La communication, au-delà du support d’informations qu’elle permet, cela peut être également un moyen de lecture personnelle voir d’introspection. Une histoire, narration ou même poème sont sujets à une émulsion d’émotions. Une nouvelle forme de design s’est attardée sur le sujet : le design d’émotions en lien direct avec l’UX Design (User eXperience). Don Norman, psychologue cognitiviste américain a notamment étudié au travers des sciences cognitives la dimension de l’affect au travers de la manipulation de toutes formes de design. Deux données établies par le chercheur sont alors en lien avec le projet de Parinda Sakdanaraseth, la forme de design viscérale, c’est-à-dire l’esthétique, au ressenti face à l’apparence des objets au travers de nos sens (toucher, ouïe, vue, ressenti interne) et enfin le design réflectif c’est-à-dire la rationalisation et l’intellectualisation du produit, ce que le propriétaire du produit pense que celui-ci peut lui apporter, l’impact de l’expérience de l’objet. Même si cela reste culturel, nous savons suite à des analyses et des expérimentations que telles ou telles couleurs évoquent ou font appel à une sensation (le rouge ; forme de colère ; le bleu, sujet au calme, …). On peut aussi voir ce travail sur la typographie suivant la taille du corps, sa graisse, son interlettrage, interlignage et plus directement par le dessin de la police (empattements, dessin à la main, fantaisie, …). Suivant le contexte d’utilisation une police avec empattements et de forts contrastes entre pleins et déliés peut laisser place à une forme de prestance ou même rigueur. En opposition une police rounded utilisée uniquement en bas de casse qui réfère à la convivialité ou encore la complicité[3].
Système d’émotions
Afin d’engendrer une émotion, il faut tout d’abord en comprendre son dispositif. L’action de toucher stimule par effet mécanique notre système sensoriel, qui par sensation, active notre système cognitif, nous permettant, ainsi, de percevoir ce que l’on touche. Étant donné que le sens du toucher est moins développé et éduqué cela permet bien plus de liberté dans l’interprétation de la matière. Quand un être humain touche une texture il va faire appel à son expérience (ce qu’il a déjà pu ressentir de similaire dans sa mémoire) mais également à son instinct donc suivant son état d’esprit à l’émotion qu’il ressent.

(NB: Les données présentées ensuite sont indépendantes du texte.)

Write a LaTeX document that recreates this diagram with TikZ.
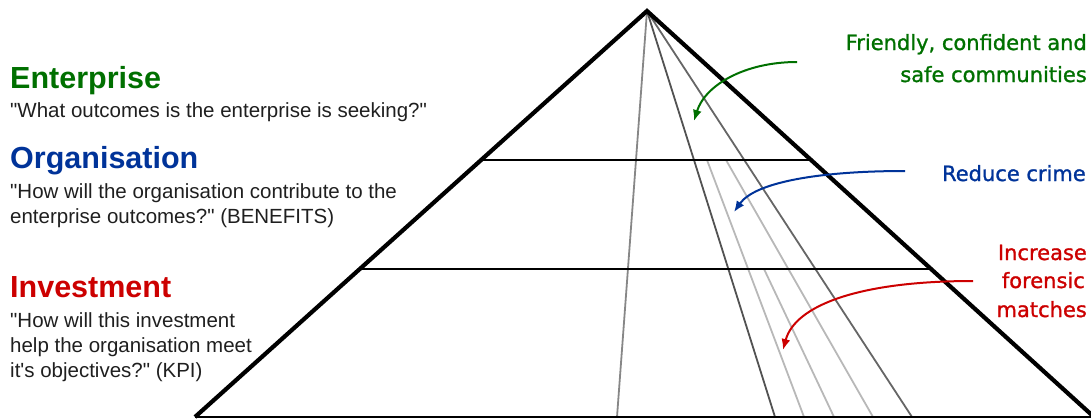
\documentclass[tikz,border=0pt]{standalone}
\usepackage{fontspec}
\setmainfont{Liberation Sans}
\newfontfamily\dejavu[FakeBold=1.2]{DejaVu Sans}
\usetikzlibrary{arrows.meta,calc}
\definecolor{entgreen}{RGB}{0,112,0}
\definecolor{orgblue}{RGB}{0,51,153}
\definecolor{invred}{RGB}{204,0,0}
\newcommand{\qq}{\textquotedbl}
\begin{document}
\begin{tikzpicture}[x=1pt,y=-1pt,
  heading/.style={anchor=base west,inner sep=0pt,font=\fontsize{30.5}{36}\selectfont\bfseries},
  question/.style={anchor=base west,inner sep=0pt,font=\fontsize{20.5}{24}\selectfont,text=black!88},
  goal/.style={anchor=base east,inner sep=0pt,font=\dejavu\fontsize{21}{25}\selectfont},
  outline/.style={line width=4.2pt,line join=miter},
  tier/.style={line width=2pt},
  ray/.style={line width=1.8pt},
  pointer/.style={line width=2pt,-{Latex[length=11pt,width=9pt]}}
]
\useasboundingbox (0,0) rectangle (1091,418);
\begin{scope}
\clip (0,0) rectangle (1091,418);
\coordinate (apex) at (647,11);
\coordinate (bl) at (195,417);
\coordinate (br) at (1094,417);
% rays from apex
\coordinate (r1) at (617,417);
\coordinate (r2) at (775,417);
\coordinate (r3) at (912,417);
\draw[ray,color=black!47] (apex) -- (r1);
\draw[ray,color=black!68] (apex) -- (r2);
\draw[ray,color=black!60] (apex) -- (r3);
% light rays
\coordinate (la1) at (707,160); \coordinate (la2) at (804,417);
\coordinate (lb1) at (726,160); \coordinate (lb2) at (873,417);
\coordinate (lc1) at (764,269); \coordinate (lc2) at (834,417);
\draw[ray,color=black!28] (la1) -- (la2);
\draw[ray,color=black!28] (lb1) -- (lb2);
\draw[ray,color=black!28] (lc1) -- (lc2);
% tiers
\draw[tier] ($(apex)!0.367!(bl)$) -- ($(apex)!0.367!(br)$);
\draw[tier] ($(apex)!0.635!(bl)$) -- ($(apex)!0.635!(br)$);
\draw[tier] (bl) -- (br);
% outline
\draw[outline] (bl) -- (apex) -- (br);
\end{scope}
% left labels
\node[heading,text=entgreen] (ent) at (10,88) {Enterprise};
\node[question] (entq) at (10,117) {\qq What outcomes is the enterprise is seeking?\qq};
\node[heading,text=orgblue] (org) at (10,168) {Organisation};
\node[question] (orgq1) at (10,198) {\qq How will the organisation contribute to the};
\node[question] (orgq2) at (10,223) {enterprise outcomes?\qq\ (BENEFITS)};
\node[heading,text=invred] (inv) at (10,297) {Investment};
\node[question] (invq1) at (10,327) {\qq How will this investment};
\node[question] (invq2) at (10,352) {help the organisation meet};
\node[question] (invq3) at (10,377) {it\textquotesingle s objectives?\qq\ (KPI)};
% right labels
\node[goal,text=entgreen] (g1) at (1087,50) {Friendly, confident and};
\node[goal,text=entgreen] (g2) at (1087,82) {safe communities};
\node[goal,text=orgblue] (b1) at (1086,181) {Reduce crime};
\node[goal,text=invred] (i1) at (1087,260) {Increase};
\node[goal,text=invred] (i2) at (1085,288) {forensic};
\node[goal,text=invred] (i3) at (1087,317) {matches};
% arrows
\coordinate (gs) at (797,62); \coordinate (ge) at (694,121);
\coordinate (bs) at (905,171); \coordinate (be) at (734,212);
\coordinate (rs) at (973,281); \coordinate (re) at (783,350);
\draw[pointer,entgreen] (gs) .. controls (745,62) and (705,85) .. (ge);
\draw[pointer,orgblue] (bs) .. controls (820,171) and (755,182) .. (be);
\draw[pointer,invred] (rs) .. controls (860,281) and (795,305) .. (re);
\end{tikzpicture}
\end{document}
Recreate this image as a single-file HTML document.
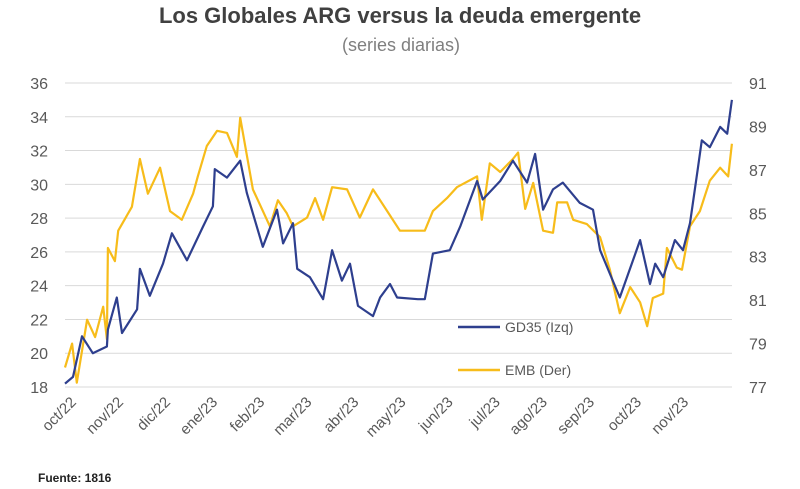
<!DOCTYPE html>
<html><head><meta charset="utf-8"><style>
body{margin:0;background:#fff;font-family:"Liberation Sans",sans-serif}
#wrap{position:relative;width:800px;height:489px;overflow:hidden}
</style></head><body>
<div id="wrap">
<svg id="chart" width="800" height="489"></svg>
</div>
<script>
const months=["oct/22","nov/22","dic/22","ene/23","feb/23","mar/23","abr/23","may/23","jun/23","jul/23","ago/23","sep/23","oct/23","nov/23"];
const leftTicks=[18,20,22,24,26,28,30,32,34,36];
const rightTicks=[77,79,81,83,85,87,89,91];
const gdT=[0,.17,.36,.59,.89,.91,1.10,1.21,1.53,1.59,1.80,2.08,2.27,2.59,2.93,3.14,3.18,3.44,3.72,3.86,4.20,4.50,4.63,4.84,4.93,5.20,5.48,5.67,5.88,6.05,6.22,6.54,6.69,6.90,7.05,7.49,7.64,7.81,8.17,8.39,8.75,8.87,9.24,9.51,9.81,9.98,10.15,10.36,10.57,10.93,11.21,11.36,11.78,12.06,12.21,12.42,12.53,12.70,12.95,13.12,13.27,13.44,13.52,13.69,13.91,14.06,14.16];
const gdV=[18.2,18.6,21.0,20.0,20.4,21.4,23.3,21.2,22.6,25.0,23.4,25.3,27.1,25.5,27.5,28.7,30.9,30.4,31.4,29.5,26.3,28.5,26.5,27.7,25.0,24.5,23.2,26.1,24.3,25.3,22.8,22.2,23.3,24.1,23.3,23.2,23.2,25.9,26.1,27.5,30.2,29.1,30.2,31.4,30.1,31.8,28.5,29.7,30.1,28.9,28.5,26.1,23.3,25.5,26.7,24.1,25.3,24.5,26.7,26.1,27.7,31.0,32.6,32.2,33.4,33.0,35.0];
const embT=[0,.15,.25,.47,.64,.81,.89,.91,1.06,1.13,1.42,1.59,1.76,2.02,2.23,2.48,2.72,2.82,3.01,3.23,3.44,3.65,3.72,3.99,4.35,4.52,4.71,4.84,5.14,5.31,5.48,5.67,5.99,6.26,6.54,6.84,7.11,7.47,7.64,7.81,8.11,8.32,8.75,8.85,9.02,9.24,9.51,9.62,9.77,9.94,10.15,10.36,10.45,10.66,10.79,11.08,11.36,11.57,11.78,12.00,12.21,12.36,12.48,12.70,12.78,12.99,13.10,13.27,13.48,13.69,13.91,14.08,14.16];
const embV=[77.9,79.0,77.2,80.1,79.3,80.7,79.2,83.4,82.8,84.2,85.3,87.5,85.9,87.1,85.1,84.7,85.9,86.7,88.1,88.8,88.7,87.6,89.4,86.1,84.4,85.6,85.0,84.4,84.8,85.7,84.7,86.2,86.1,84.8,86.1,85.1,84.2,84.2,84.2,85.1,85.7,86.2,86.7,84.7,87.3,86.9,87.5,87.8,85.2,86.4,84.2,84.1,85.5,85.5,84.7,84.5,83.9,82.4,80.4,81.6,80.9,79.8,81.1,81.3,83.4,82.5,82.4,84.4,85.1,86.5,87.1,86.7,88.2];

const NS="http://www.w3.org/2000/svg";
const svg=document.getElementById('chart');
const X0=65,PX=47.1,YT=83,YB=387;
const xS=m=>X0+m*PX;
const yL=v=>YB-(v-18)/(36-18)*(YB-YT);
const yR=v=>YB-(v-77)/(91-77)*(YB-YT);
function mk(tag,attrs,parent){const e=document.createElementNS(NS,tag);for(const k in attrs)e.setAttribute(k,attrs[k]);(parent||svg).appendChild(e);return e;}

let t=mk('text',{x:400,y:23,'text-anchor':'middle','font-size':22,'font-weight':'bold',fill:'#404040'});
t.textContent="Los Globales ARG versus la deuda emergente";


t=mk('text',{x:401,y:51,'text-anchor':'middle','font-size':18,fill:'#7f7f7f'});
t.textContent="(series diarias)";



leftTicks.forEach(v=>{
  const g=mk('line',{x1:65,x2:732,y1:yL(v),y2:yL(v),stroke:'#d9d9d9','stroke-width':1});
  
  
  const l=mk('text',{x:48,y:yL(v)+6,'text-anchor':'end','font-size':16,fill:'#595959'});
  l.textContent=v;
  
  
});
rightTicks.forEach(v=>{
  const l=mk('text',{x:749,y:yR(v)+6,'font-size':16,fill:'#595959'});
  l.textContent=v;
  
  
});
months.forEach((m,i)=>{
  const x=xS(i)+12,y=403;
  const l=mk('text',{x:x,y:y,'text-anchor':'end','font-size':15,fill:'#595959',transform:`rotate(-45 ${x} ${y})`});
  l.textContent=m;
  
  
});
function series(T,V,ys,color,name){
  const d=T.map((m,i)=>(i?'L':'M')+xS(m).toFixed(1)+' '+ys(V[i]).toFixed(1)).join(' ');
  const p=mk('path',{d:d,fill:'none',stroke:color,'stroke-width':2.2,'stroke-linejoin':'round'});
  
  
}
series(embT,embV,yR,'#f7bc1a','emb-line');
series(gdT,gdV,yL,'#2e3f8e','gd35-line');

[['GD35 (Izq)','#2e3f8e',327,'legend-gd35'],['EMB (Der)','#f7bc1a',370,'legend-emb']].forEach(a=>{
  const g=mk('g',{});
  
  
  mk('line',{x1:458,x2:500,y1:a[2],y2:a[2],stroke:a[1],'stroke-width':2.5},g);
  const l=mk('text',{x:505,y:a[2]+5,'font-size':14,fill:'#595959'},g);
  l.textContent=a[0];
});
t=mk('text',{x:38,y:482,'font-size':12,'font-weight':'bold',fill:'#222'});
t.textContent="Fuente: 1816";


</script>
</body></html>
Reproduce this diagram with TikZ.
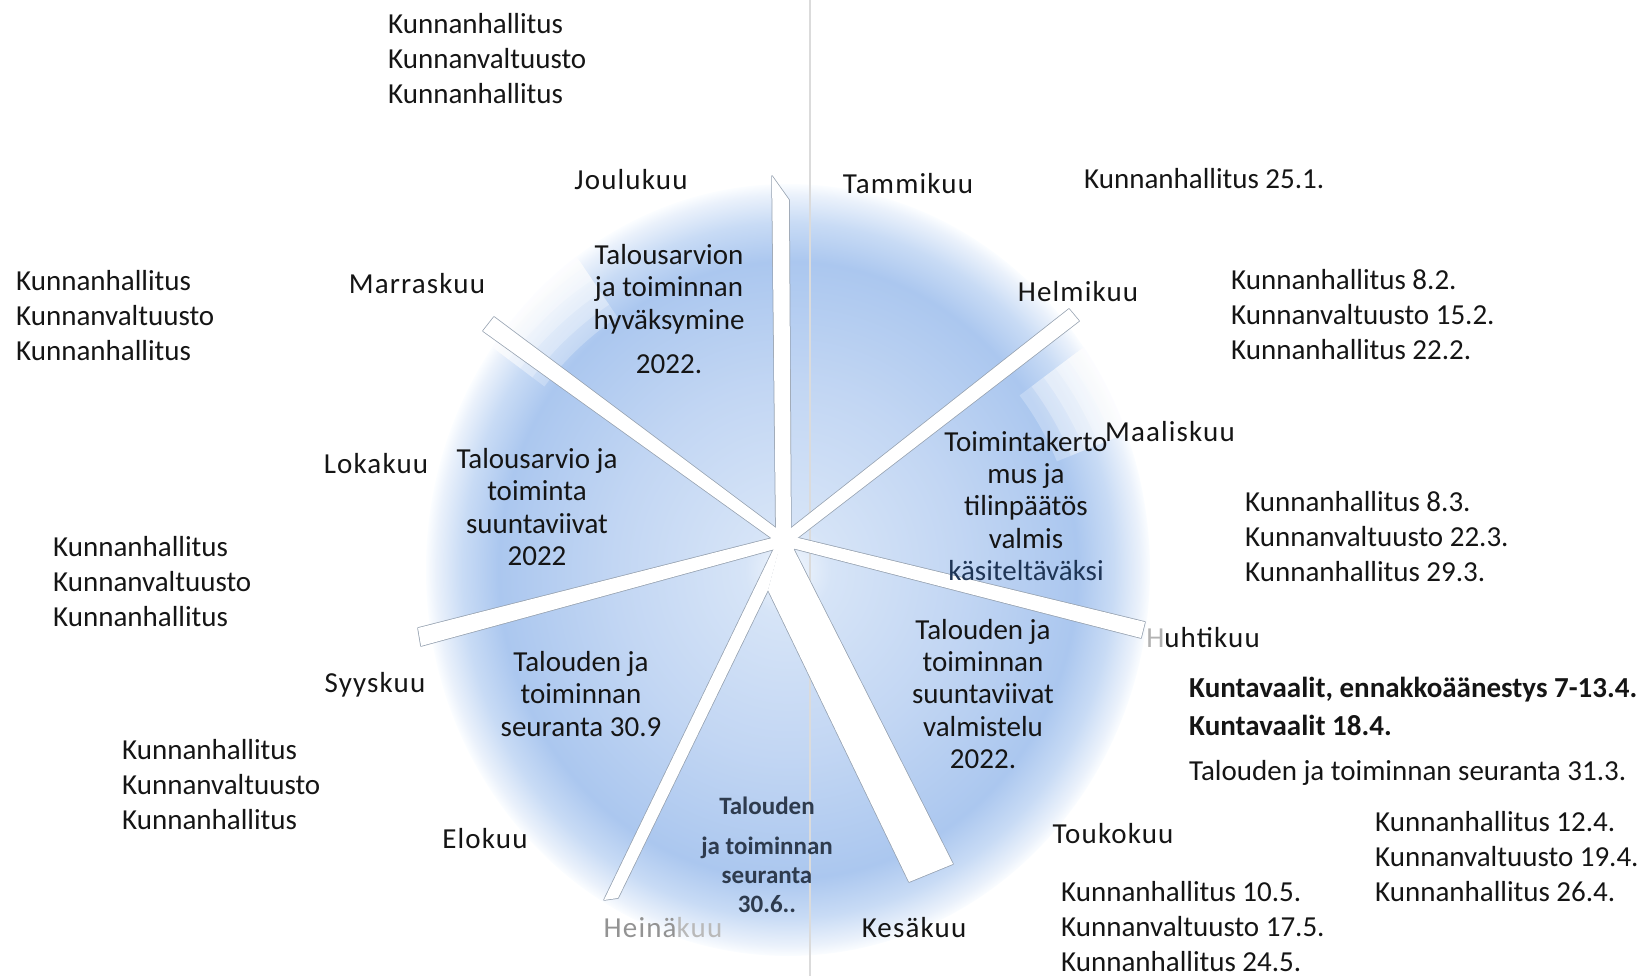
\documentclass[tikz,border=0pt]{standalone}
\usepackage{fontspec}
\setmainfont{Carlito}
\newfontfamily\monthfont[LetterSpace=4]{Carlito}
\usetikzlibrary{calc}
\definecolor{dc0}{HTML}{F2F7FD}
\definecolor{dc1}{HTML}{D6E4F7}
\definecolor{dc2}{HTML}{C2D6F3}
\definecolor{dc3}{HTML}{ABC7EF}
\definecolor{dc4}{HTML}{C8DBF5}
\definecolor{dc5}{HTML}{EAF1FB}
\definecolor{dc6}{HTML}{FBFDFF}
\definecolor{spokegray}{HTML}{95A1B0}
\definecolor{navy}{HTML}{1F3555}
\definecolor{slate}{HTML}{2E3B4E}
\definecolor{ink}{HTML}{151515}
\pgfdeclareradialshading{discshade}{\pgfpoint{0bp}{0bp}}{color(0bp)=(dc0); color(3bp)=(dc1); color(12bp)=(dc2); color(20bp)=(dc3); color(22.5bp)=(dc4); color(24.3bp)=(dc5); color(25bp)=(dc6); color(50bp)=(white)}
\begin{document}
\begin{tikzpicture}[x=1pt,y=-1pt,
  month/.style={font=\monthfont\fontsize{29}{35}\selectfont, inner sep=0pt, text=ink},
  seg/.style={font=\fontsize{29}{32.3}\selectfont, align=center, inner sep=0pt, text=ink},
  lst/.style={font=\fontsize{29}{35}\selectfont, align=left, anchor=west, inner sep=0pt, text=ink},
  spokeedge/.style={draw=spokegray, line width=1.5pt, line join=round},
  spokefill/.style={fill=white},
  notch/.style={fill=white, fill opacity=0.25}]
\useasboundingbox (0,0) rectangle (1650,976);

% disc
\coordinate (c) at (788,570);
\shade[shading=discshade] (c) ellipse [x radius=362pt, y radius=386pt];
% softly faded notches of the circular arrows (canvas angles, counter-clockwise)
\foreach \r [evaluate=\r as \d using 400-\r, evaluate=\r as \ri using \r+15, evaluate=\r as \di using 385-\r] in {290,305,320,335,350} {
  \fill[notch] (c) ++(22:\r pt) arc[start angle=22, end angle=37, radius=\r pt] -- ++(37:\d pt) arc[start angle=37, end angle=22, radius=400pt] -- cycle;
  \fill[notch] (c) ++(124:\ri pt) arc[start angle=124, end angle=143, radius=\ri pt] -- ++(143:\di pt) arc[start angle=143, end angle=124, radius=400pt] -- cycle;
}

% faint vertical page line
\draw[gray!28, line width=1.3pt] (810,0) -- (810,976);

% hub and spoke ends
\coordinate (hub) at (784,541);
\coordinate (apex) at (768,590);

% spoke outlines
\draw[spokeedge] (776,541) -- (772,176) -- (789,200) -- (791,541) -- cycle;
\draw[spokeedge] (781,536) -- (1069,309) -- (1079,321) -- (787,546) -- cycle;
\draw[spokeedge] (786,535) -- (1145,622) -- (1141,638) -- (784,546) -- cycle;
\draw[spokeedge] (788,538) -- (953,864) -- (909,882) -- (apex) -- (780,545) -- cycle;
\draw[spokeedge] (781,542) -- (apex) -- (618,898) -- (604,900) -- (778,540) -- cycle;
\draw[spokeedge] (784,535) -- (418,628) -- (421,646) -- (786,546) -- cycle;
\draw[spokeedge] (788,537) -- (494,317) -- (483,331) -- (781,545) -- cycle;
% spoke fills
\fill[spokefill] (776,541) -- (772,176) -- (789,200) -- (791,541) -- cycle;
\fill[spokefill] (781,536) -- (1069,309) -- (1079,321) -- (787,546) -- cycle;
\fill[spokefill] (786,535) -- (1145,622) -- (1141,638) -- (784,546) -- cycle;
\fill[spokefill] (788,538) -- (953,864) -- (909,882) -- (apex) -- (780,545) -- cycle;
\fill[spokefill] (781,542) -- (apex) -- (618,898) -- (604,900) -- (778,540) -- cycle;
\fill[spokefill] (784,535) -- (418,628) -- (421,646) -- (786,546) -- cycle;
\fill[spokefill] (788,537) -- (494,317) -- (483,331) -- (781,545) -- cycle;
\fill[white] (hub) circle (13pt);

% month labels
\node[month] (dec) at (631,180) {Joulukuu};
\node[month] (jan) at (908,184) {Tammikuu};
\node[month] (feb) at (1078,292) {Helmikuu};
\node[month] (mar) at (1170,432) {Maaliskuu};
\node[month] (apr) at (1203,638) {{\color{gray!60}H}uhtikuu};
\node[month] (may) at (1113,834) {Toukokuu};
\node[month] (jun) at (914,928) {Kesäkuu};
\node[month] (jul) at (663,928) {{\color{gray!85}Heinä}{\color{gray!55}kuu}};
\node[month] (aug) at (485,839) {Elokuu};
\node[month] (sep) at (375,685) {Syyskuu};
\node[month] (oct) at (376,464) {Lokakuu};
\node[month] (nov) at (417,284) {Marraskuu};

% segment texts
\node[seg] (s1) at (669,309) {Talousarvion\\ja toiminnan\\hyväksymine\\[12pt]2022.};
\node[seg] (s2) at (537,507) {Talousarvio ja\\toiminta\\suuntaviivat\\2022};
\node[seg] (s3) at (1026,506) {Toimintakerto\\mus ja\\tilinpäätös\\valmis\\{\color{navy}käsiteltäväksi}};
\node[seg] (s4) at (983,694) {Talouden ja\\toiminnan\\suuntaviivat\\valmistelu\\2022.};
\node[seg] (s5) at (581,694) {Talouden ja\\toiminnan\\seuranta 30.9};
\node[seg, font=\bfseries\fontsize{25}{29}\selectfont, text=slate] (s6) at (767,855) {Talouden\\[11pt]ja toiminnan\\seuranta\\30.6..};

% meeting lists
\node[lst] (l1) at (388,59) {Kunnanhallitus\\Kunnanvaltuusto\\Kunnanhallitus};
\node[lst] (l2) at (1084,179) {Kunnanhallitus 25.1.};
\node[lst] (l3) at (1231,315) {Kunnanhallitus 8.2.\\Kunnanvaltuusto 15.2.\\Kunnanhallitus 22.2.};
\node[lst] (l4) at (1245,537) {Kunnanhallitus 8.3.\\Kunnanvaltuusto 22.3.\\Kunnanhallitus 29.3.};
\node[lst, font=\bfseries\fontsize{29}{38}\selectfont] (l5) at (1189,706) {Kuntavaalit, ennakkoäänestys 7-13.4.\\Kuntavaalit 18.4.};
\node[lst] (l6) at (1189,773) {Talouden ja toiminnan seuranta 31.3.};
\node[lst] (l7) at (1375,857) {Kunnanhallitus 12.4.\\Kunnanvaltuusto 19.4.\\Kunnanhallitus 26.4.};
\node[lst] (l8) at (1061,927) {Kunnanhallitus 10.5.\\Kunnanvaltuusto 17.5.\\Kunnanhallitus 24.5.};
\node[lst] (l9) at (122,785) {Kunnanhallitus\\Kunnanvaltuusto\\Kunnanhallitus};
\node[lst] (l10) at (53,582) {Kunnanhallitus\\Kunnanvaltuusto\\Kunnanhallitus};
\node[lst] (l11) at (16,316) {Kunnanhallitus\\Kunnanvaltuusto\\Kunnanhallitus};
\end{tikzpicture}
\end{document}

L’aspect physique et tangible d’un élément présent (que l’on peut toucher) renforce la dimension de réalité. Créant ainsi une expérience[4]. Celle-ci étant unique et singulière, elle amplifie les émotions que l’on perçoit. En design graphique et plus précisément en édition il est possible de parler de livre-objet[5].
Le toucher au service de l’édition
Tactilisme
Dans le domaine de l’édition, dès que l’on pense livre-objet, il est possible de remonter historiquement au mouvement du futurisme. En particulier l’ouvrage Depero Futurista . Créé au sein de ce mouvement d’avant-garde, c’est le premier livre-objet moderne. Cette monographie de Depero Futurista fait figure de légende dans l’univers du graphisme, ce qui en fait sa singularité c’est avant tout sa reliure avec des boulons en aluminium. Cet ouvrage aussi appelé The Bolted Book (le livre boulonné), a été publié en 1927 par l’artiste italien Fortunato Depero (1892–1960), a été tiré à 1000 exemplaires en 3 éditions. C’est un livre foisonnant d’idées et d’inventivité mêlant sur 240 pages expérimentations typographiques, conception de produits, photographies, architectures… C’est également un manifeste pour le mouvement futuriste.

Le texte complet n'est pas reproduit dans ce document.